GOAL: Answer with nothing but a number: how many lines include the word "HTML"?

(Code that draws figures)
§

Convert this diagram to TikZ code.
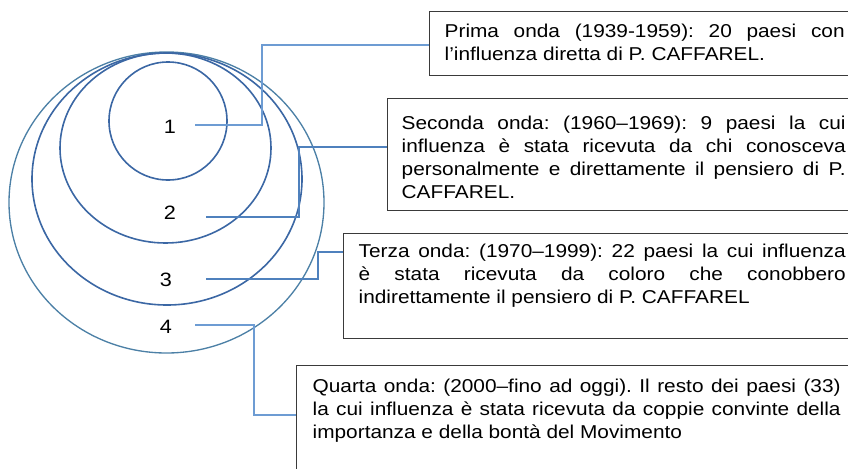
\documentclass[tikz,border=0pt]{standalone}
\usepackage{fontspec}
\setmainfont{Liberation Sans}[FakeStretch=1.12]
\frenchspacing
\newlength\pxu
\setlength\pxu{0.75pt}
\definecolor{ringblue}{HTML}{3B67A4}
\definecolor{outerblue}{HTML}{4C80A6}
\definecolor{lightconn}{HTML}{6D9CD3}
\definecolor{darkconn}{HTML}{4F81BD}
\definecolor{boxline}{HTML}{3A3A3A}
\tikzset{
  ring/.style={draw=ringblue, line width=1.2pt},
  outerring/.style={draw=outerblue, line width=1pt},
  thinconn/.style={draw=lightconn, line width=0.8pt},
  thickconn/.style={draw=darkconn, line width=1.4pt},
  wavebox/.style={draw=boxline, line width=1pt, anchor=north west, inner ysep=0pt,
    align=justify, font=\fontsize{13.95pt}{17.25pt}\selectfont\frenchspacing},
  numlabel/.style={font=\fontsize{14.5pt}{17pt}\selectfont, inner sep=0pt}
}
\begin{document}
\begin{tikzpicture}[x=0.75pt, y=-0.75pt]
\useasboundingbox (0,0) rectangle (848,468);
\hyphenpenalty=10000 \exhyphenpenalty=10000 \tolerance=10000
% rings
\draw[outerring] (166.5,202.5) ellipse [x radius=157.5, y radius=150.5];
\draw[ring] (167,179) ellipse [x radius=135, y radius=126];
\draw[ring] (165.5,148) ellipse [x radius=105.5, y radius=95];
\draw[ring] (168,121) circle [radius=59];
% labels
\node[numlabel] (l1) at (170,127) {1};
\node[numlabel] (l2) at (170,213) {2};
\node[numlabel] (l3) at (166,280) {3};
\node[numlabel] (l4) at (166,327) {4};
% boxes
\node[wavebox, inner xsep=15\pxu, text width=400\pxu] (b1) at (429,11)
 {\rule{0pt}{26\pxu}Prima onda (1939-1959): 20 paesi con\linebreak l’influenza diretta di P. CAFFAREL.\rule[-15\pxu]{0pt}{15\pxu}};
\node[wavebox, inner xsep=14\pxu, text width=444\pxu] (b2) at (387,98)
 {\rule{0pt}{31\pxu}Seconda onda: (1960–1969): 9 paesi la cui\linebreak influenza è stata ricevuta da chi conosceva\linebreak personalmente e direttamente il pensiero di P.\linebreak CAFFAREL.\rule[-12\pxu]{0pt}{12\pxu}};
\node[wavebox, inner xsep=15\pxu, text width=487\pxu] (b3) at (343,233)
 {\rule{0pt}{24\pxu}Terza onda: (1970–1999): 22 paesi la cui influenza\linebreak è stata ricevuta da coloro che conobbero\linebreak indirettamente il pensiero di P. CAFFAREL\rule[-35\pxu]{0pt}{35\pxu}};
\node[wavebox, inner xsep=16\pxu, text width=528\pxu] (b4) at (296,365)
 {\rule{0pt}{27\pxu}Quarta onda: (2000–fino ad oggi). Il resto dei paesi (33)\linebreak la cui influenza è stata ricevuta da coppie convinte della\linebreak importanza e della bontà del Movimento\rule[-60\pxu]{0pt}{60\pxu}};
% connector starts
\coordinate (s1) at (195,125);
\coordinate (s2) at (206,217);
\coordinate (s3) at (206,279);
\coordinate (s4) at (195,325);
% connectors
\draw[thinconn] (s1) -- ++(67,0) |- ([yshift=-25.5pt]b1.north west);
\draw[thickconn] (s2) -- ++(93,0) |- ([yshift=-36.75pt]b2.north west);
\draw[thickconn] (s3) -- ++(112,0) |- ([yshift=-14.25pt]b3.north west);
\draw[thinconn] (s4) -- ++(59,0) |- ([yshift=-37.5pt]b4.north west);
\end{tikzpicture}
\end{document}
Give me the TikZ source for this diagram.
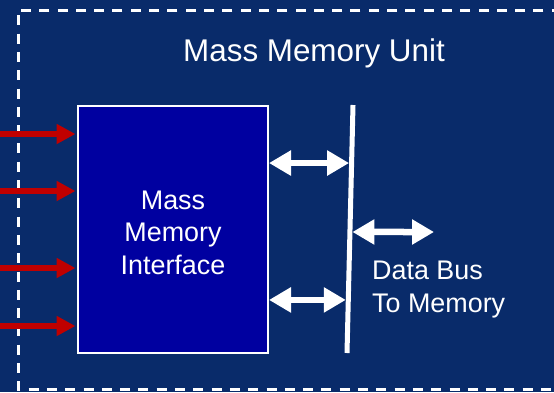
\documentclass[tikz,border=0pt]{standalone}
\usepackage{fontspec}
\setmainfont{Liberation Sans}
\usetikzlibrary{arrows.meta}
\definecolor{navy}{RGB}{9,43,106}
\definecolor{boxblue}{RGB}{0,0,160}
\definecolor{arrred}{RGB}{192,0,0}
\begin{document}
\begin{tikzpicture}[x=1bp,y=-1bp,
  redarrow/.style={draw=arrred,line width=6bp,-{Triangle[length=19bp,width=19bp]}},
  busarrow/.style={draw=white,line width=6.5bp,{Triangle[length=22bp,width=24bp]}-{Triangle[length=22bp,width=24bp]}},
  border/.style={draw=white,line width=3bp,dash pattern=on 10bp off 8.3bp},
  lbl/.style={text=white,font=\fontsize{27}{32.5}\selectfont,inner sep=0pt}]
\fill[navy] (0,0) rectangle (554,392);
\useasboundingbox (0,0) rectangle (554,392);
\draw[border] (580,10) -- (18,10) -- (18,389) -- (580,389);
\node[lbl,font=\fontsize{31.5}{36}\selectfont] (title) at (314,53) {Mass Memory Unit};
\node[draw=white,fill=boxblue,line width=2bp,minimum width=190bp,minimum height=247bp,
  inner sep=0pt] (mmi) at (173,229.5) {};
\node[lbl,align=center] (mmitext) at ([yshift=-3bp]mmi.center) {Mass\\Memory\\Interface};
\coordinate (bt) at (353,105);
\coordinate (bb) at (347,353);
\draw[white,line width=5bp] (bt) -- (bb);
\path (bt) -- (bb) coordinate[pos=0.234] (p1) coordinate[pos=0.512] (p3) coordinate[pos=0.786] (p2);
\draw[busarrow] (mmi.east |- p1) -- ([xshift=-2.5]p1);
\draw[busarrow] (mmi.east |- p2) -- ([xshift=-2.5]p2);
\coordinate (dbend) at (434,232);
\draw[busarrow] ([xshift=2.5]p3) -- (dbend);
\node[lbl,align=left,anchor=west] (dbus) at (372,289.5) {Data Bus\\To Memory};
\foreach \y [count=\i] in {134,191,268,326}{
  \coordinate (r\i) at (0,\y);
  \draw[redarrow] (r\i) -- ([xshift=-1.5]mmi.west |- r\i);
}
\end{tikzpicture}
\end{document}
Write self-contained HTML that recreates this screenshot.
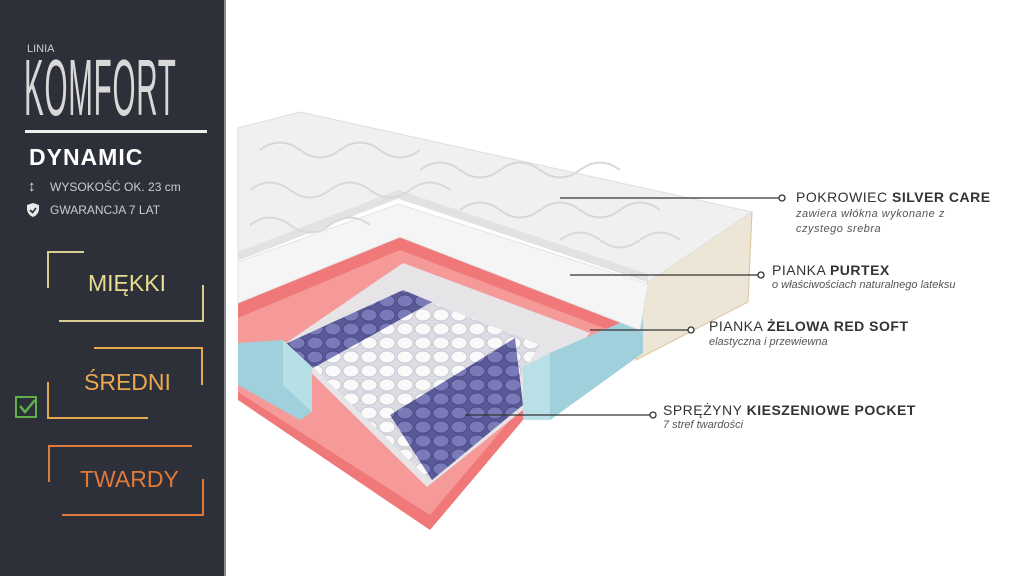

§

SOLUTION FOR THIS PROBLEM: 6